The given sequence is an arithmetic sequence and the next two terms of the given sequence are$-28\ \text{and}\ -35$.
To check is a sequence is an arithmetic sequence, see if the differences between two consecutive terms are equal i.e. check if${{a}_{n+1}}-{{a}_{n}}=d\ \$ for all n element of N, here $d$ is the common difference. To check if a sequence is a geometric sequence, see if the ratio between two consecutive terms is equal i.e. check if $\frac{{{a}_{n+1}}}{{{a}_{n}}}=r\$for all n element of N here $r$ is the common ratio.

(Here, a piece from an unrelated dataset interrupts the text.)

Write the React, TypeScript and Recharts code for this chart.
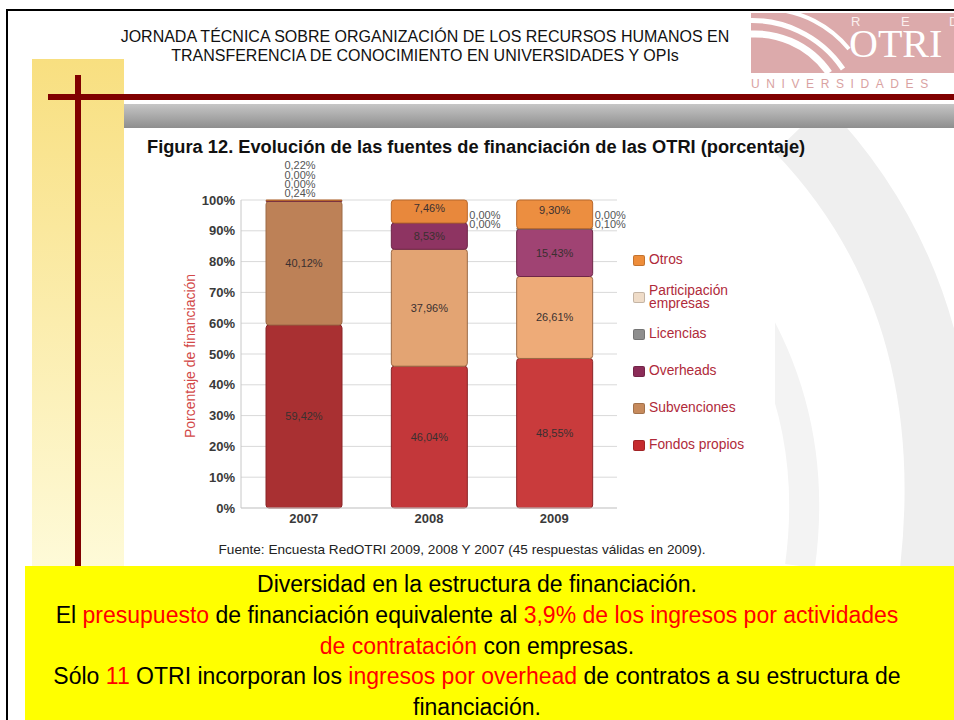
import React from 'react';
import { BarChart, Bar, XAxis, YAxis, CartesianGrid, Cell, LabelList } from 'recharts';

// Fuentes de financiación de las OTRI (%), por año
const years = ['2007', '2008', '2009'];
const fondosPropios = [59.42, 46.04, 48.55];
const subvenciones = [40.12, 37.96, 26.61];
const overheads = [0.24, 8.53, 15.43];
const licencias = [0.0, 0.0, 0.1];
const participacion = [0.0, 0.0, 0.0];
const otros = [0.22, 7.46, 9.3];
const yTicks = [0, 10, 20, 30, 40, 50, 60, 70, 80, 90, 100];

const data = years.map((year, i) => ({
  year,
  fondos: fondosPropios[i],
  subvenciones: subvenciones[i],
  overheads: overheads[i],
  licencias: licencias[i],
  participacion: participacion[i],
  otros: otros[i],
}));

// stacked bottom -> top
const series = [
  { key: 'fondos', name: 'Fondos propios', colors: ['#a93032', '#c3373a', '#c93b3c'], stroke: '#8a2426', legend: '#c52b2e' },
  { key: 'subvenciones', name: 'Subvenciones', colors: ['#bd8157', '#e3a473', '#eeab78'], stroke: '#9c6a46', legend: '#c68a5c' },
  { key: 'overheads', name: 'Overheads', colors: ['#6e2636', '#8e3462', '#a04373'], stroke: '#6e2648', legend: '#8b2c58' },
  { key: 'licencias', name: 'Licencias', colors: ['#8e8e8e', '#8e8e8e', '#8e8e8e'], stroke: '#6e6e6e', legend: '#8e8e8e' },
  { key: 'participacion', name: 'Participación empresas', colors: ['#efdcc8', '#efdcc8', '#efdcc8'], stroke: '#c8b8a8', legend: '#efdcc8' },
  { key: 'otros', name: 'Otros', colors: ['#8a3a30', '#e8883c', '#ec8e40'], stroke: '#b8682c', legend: '#ee8d3a' },
];

const FONT = '"Liberation Sans", Arial, Helvetica, sans-serif';

const fmt = (v: number) => v.toFixed(2).replace('.', ',') + '%';

const box = (props: any) => {
  const vb = props.viewBox || props;
  return { x: Number(vb.x), y: Number(vb.y), w: Number(vb.width), h: Number(vb.height), v: Number(props.value) };
};

const smallText = (key: string, x: number, y: number, v: number, anchor: 'middle' | 'start') => (
  <text key={key} x={x} y={y} textAnchor={anchor} dominantBaseline="central" fontSize={11} fill="#555" fontFamily={FONT}>
    {fmt(v)}
  </text>
);

// centred label inside a segment, only for visible values
const insideLabel = (props: any) => {
  const { x, y, w, h, v } = box(props);
  if (isNaN(v) || isNaN(x) || v < 1) return null;
  return (
    <text x={x + w / 2} y={y + h / 2} textAnchor="middle" dominantBaseline="central" fontSize={11} fill="#3a3030" fontFamily={FONT}>
      {fmt(v)}
    </text>
  );
};

// top segment: its own label plus the labels of the tiny segments of that year
const topLabel = (props: any) => {
  const { x, y, w, h, v } = box(props);
  const i = Number(props.index);
  if (isNaN(x) || isNaN(i)) return null;
  const items: React.ReactNode[] = [];
  if (overheads[i] < 1) {
    // whole group stacked above the bar
    const stack = [overheads[i], licencias[i], participacion[i], otros[i]];
    stack.forEach((val, k) => items.push(smallText(`s${k}`, x + w / 2 - 4, y - 7 - k * 9.2, val, 'middle')));
  } else {
    items.push(<text key="own" x={x + w / 2} y={y + h / 2 - 4} textAnchor="middle" dominantBaseline="central" fontSize={11} fill="#3a3030" fontFamily={FONT}>{fmt(v)}</text>);
    items.push(smallText('p', x + w + 2, y + 15, participacion[i], 'start'));
    items.push(smallText('l', x + w + 2, y + 24, licencias[i], 'start'));
  }
  return <g>{items}</g>;
};

const abs = (s: React.CSSProperties): React.CSSProperties => ({ position: 'absolute', ...s });
const red = { color: '#ff0000' };

export default function App() {
  return (
    <div style={abs({ left: 0, top: 0, width: 954, height: 720, overflow: 'hidden', background: '#fff', fontFamily: FONT })}>
      {/* faint watermark */}
      <svg width={954} height={720} style={abs({ left: 0, top: 0 })}>
        <path d="M 800 128 Q 965 300 935 570" stroke="#efefef" strokeWidth={70} fill="none" />
        <path d="M 745 300 Q 820 420 800 566" stroke="#f3f3f3" strokeWidth={30} fill="none" />
      </svg>

      {/* slide frame */}
      <div style={abs({ left: 6, top: 9, width: 2, height: 711, background: '#000' })} />
      <div style={abs({ left: 6, top: 9, width: 948, height: 2, background: '#000' })} />

      {/* logo */}
      <div style={abs({ left: 751, top: 13, width: 203, height: 60, background: '#dcaaab', overflow: 'hidden' })}>
        <svg width={203} height={60}>
          <path d="M -10 22 A 90 90 0 0 1 78 60" stroke="#fff" strokeWidth={7} fill="none" />
          <path d="M -10 8 A 110 110 0 0 1 92 56" stroke="#fff" strokeWidth={5} fill="none" />
          <path d="M 20 -4 A 110 110 0 0 1 98 36" stroke="#fff" strokeWidth={4} fill="none" />
          <text x={100} y={13} fill="#fbeeee" fontSize={13} fontFamily={FONT}>R</text>
          <text x={150} y={13} fill="#fbeeee" fontSize={13} fontFamily={FONT}>E</text>
          <text x={198} y={13} fill="#fbeeee" fontSize={13} fontFamily={FONT}>D</text>
          <text x={98} y={44} fill="#fff" fontSize={40} fontFamily='"Liberation Serif", "Times New Roman", serif'>OTRI</text>
        </svg>
      </div>
      <div style={abs({ left: 751, top: 77, fontSize: 12, color: '#d9a2a2', letterSpacing: 6.6, whiteSpace: 'nowrap' })}>
        UNIVERSIDADES
      </div>

      {/* header */}
      <div style={abs({ left: 25, top: 27, width: 800, textAlign: 'center', fontSize: 16, lineHeight: '19px', color: '#111' })}>
        JORNADA TÉCNICA SOBRE ORGANIZACIÓN DE LOS RECURSOS HUMANOS EN
        <br />
        TRANSFERENCIA DE CONOCIMIENTO EN UNIVERSIDADES Y OPIs
      </div>

      {/* left decoration */}
      <div style={abs({ left: 32, top: 59, width: 92, height: 507, background: 'linear-gradient(#f8df80, #fefad8)' })} />
      <div style={abs({ left: 75, top: 75, width: 6, height: 491, background: '#800000' })} />
      <div style={abs({ left: 48, top: 94, width: 906, height: 6, background: '#800000' })} />
      <div style={abs({ left: 124, top: 104, width: 830, height: 24, background: 'linear-gradient(#c6c6c6, #8e8e8e)' })} />

      {/* chart image background */}
      <div style={abs({ left: 165, top: 132, width: 610, height: 401, background: '#fff' })} />

      {/* title */}
      <div style={abs({ left: 147, top: 137, fontSize: 18.25, lineHeight: '20px', fontWeight: 'bold', color: '#111', whiteSpace: 'nowrap' })}>
        Figura 12. Evolución de las fuentes de financiación de las OTRI (porcentaje)
      </div>

      {/* axis title */}
      <div style={abs({ left: 190, top: 356, transform: 'translate(-50%, -50%) rotate(-90deg)', fontSize: 14, color: '#d24848', whiteSpace: 'nowrap' })}>
        Porcentaje de financiación
      </div>

      {/* chart */}
      <div style={abs({ left: 150, top: 150 })}>
        <BarChart width={480} height={390} data={data} margin={{ top: 50, right: 13, bottom: 6, left: 31 }} barSize={76} style={{ fontFamily: FONT }}>
          <CartesianGrid vertical={false} stroke="#d9d9d9" />
          <XAxis
            dataKey="year"
            height={26}
            axisLine={{ stroke: '#d0d0d0' }}
            tickLine={false}
            tickSize={0}
            tickMargin={6}
            tick={{ fontSize: 13, fontWeight: 'bold', fill: '#3a3a3a' }}
          />
          <YAxis
            width={60}
            domain={[0, 100]}
            ticks={yTicks}
            tickFormatter={(v: number) => `${v}%`}
            axisLine={{ stroke: '#c8c8c8' }}
            tickLine={false}
            tickSize={0}
            tickMargin={6}
            tick={{ fontSize: 13, fontWeight: 'bold', fill: '#3a3a3a' }}
          />
          <YAxis yAxisId="right" orientation="right" width={0} domain={[0, 100]} tick={false} tickLine={false} axisLine={{ stroke: '#d0d0d0' }} />
          {series.map((s) => (
            <Bar key={s.key} dataKey={s.key} name={s.name} stackId="a" radius={3} stroke={s.stroke} strokeWidth={1} isAnimationActive={false}>
              {data.map((d, i) => (
                <Cell key={d.year} fill={s.colors[i]} />
              ))}
              <LabelList dataKey={s.key} content={s.key === 'otros' ? topLabel : insideLabel} />
            </Bar>
          ))}
        </BarChart>
      </div>

      {/* legend */}
      <div style={abs({ left: 633, top: 242 })}>
        {[...series].reverse().map((s) => (
          <div key={s.key} style={{ display: 'flex', alignItems: 'center', height: 37 }}>
            <div style={{ width: 12, height: 11, background: s.legend, border: '1px solid rgba(0,0,0,0.18)', borderRadius: 2, boxSizing: 'border-box', marginRight: 4, flex: 'none' }} />
            <div style={{ fontSize: 13.8, lineHeight: '12.5px', color: '#b02a3a', width: 110 }}>{s.name}</div>
          </div>
        ))}
      </div>

      {/* source */}
      <div style={abs({ left: 462, top: 549, transform: 'translate(-50%, -50%)', fontSize: 13.6, color: '#222', whiteSpace: 'nowrap' })}>
        Fuente: Encuesta RedOTRI 2009, 2008 Y 2007 (45 respuestas válidas en 2009).
      </div>

      {/* conclusions */}
      <div style={abs({ left: 25, top: 566, width: 929, height: 154, background: '#ffff00' })}>
        <div style={{ width: 904, paddingTop: 3, textAlign: 'center', fontSize: 23, lineHeight: '30.8px', color: '#000', whiteSpace: 'nowrap' }}>
          Diversidad en la estructura de financiación.
          <br />
          El <span style={red}>presupuesto</span> de financiación equivalente al{' '}
          <span style={red}>3,9% de los ingresos por actividades</span>
          <br />
          <span style={red}>de contratación</span> con empresas.
          <br />
          Sólo <span style={red}>11</span> OTRI incorporan los <span style={red}>ingresos por overhead</span> de contratos a su estructura de
          <br />
          financiación.
        </div>
      </div>
    </div>
  );
}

When$n=1$, for the given sequence, \begin{align} & d={{a}_{2}}-{{a}_{1}} \\ & =-7-0 \\ & =-7 \end{align} And, \begin{align} & r=\frac{{{a}_{2}}}{{{a}_{1}}} \\ & =\frac{-7}{0} \\ & =\text{Not defined} \end{align} When$n=2$, for the given sequence, \begin{align} & d={{a}_{3}}-{{a}_{2}} \\ & =-14-\left( -7 \right) \\ & =-7 \end{align} And, \begin{align} & r=\frac{{{a}_{3}}}{{{a}_{2}}} \\ & =\frac{-14}{-7} \\ & =2 \end{align} When$n=3$, for the given sequence, \begin{align} & d={{a}_{4}}-{{a}_{3}} \\ & =-21-\left( -14 \right) \\ & =-7 \end{align} And, \begin{align} & r=\frac{{{a}_{4}}}{{{a}_{3}}} \\ & =\frac{-21}{-14} \\ & =1.5 \end{align} Since, $d=-7\ \ \forall n=1,2,3$and $r$is not equal for all n element of N it implies the given sequence is an arithmetic sequence. Use the formula ${{a}_{n}}={{a}_{n-1}}+d$to find the next term of the arithmetic sequence. Put $n=5$in${{a}_{n}}={{a}_{n-1}}+d$to find the fifth term of the given arithmetic sequence as follows: \begin{align} & {{a}_{5}}={{a}_{5-1}}+d \\ & ={{a}_{4}}+d \\ & =-21-7 \\ & =-28 \end{align} Put $n=6$in${{a}_{n}}={{a}_{n-1}}+d$to find the sixth term of the given arithmetic sequence as follows: \begin{align} & {{a}_{6}}={{a}_{6-1}}+d \\ & ={{a}_{5}}+d \\ & =-28-7 \\ & =-35 \end{align} The given sequence is an arithmetic sequence and the next two terms of the given sequence are$-28\ \text{and}\ -35$.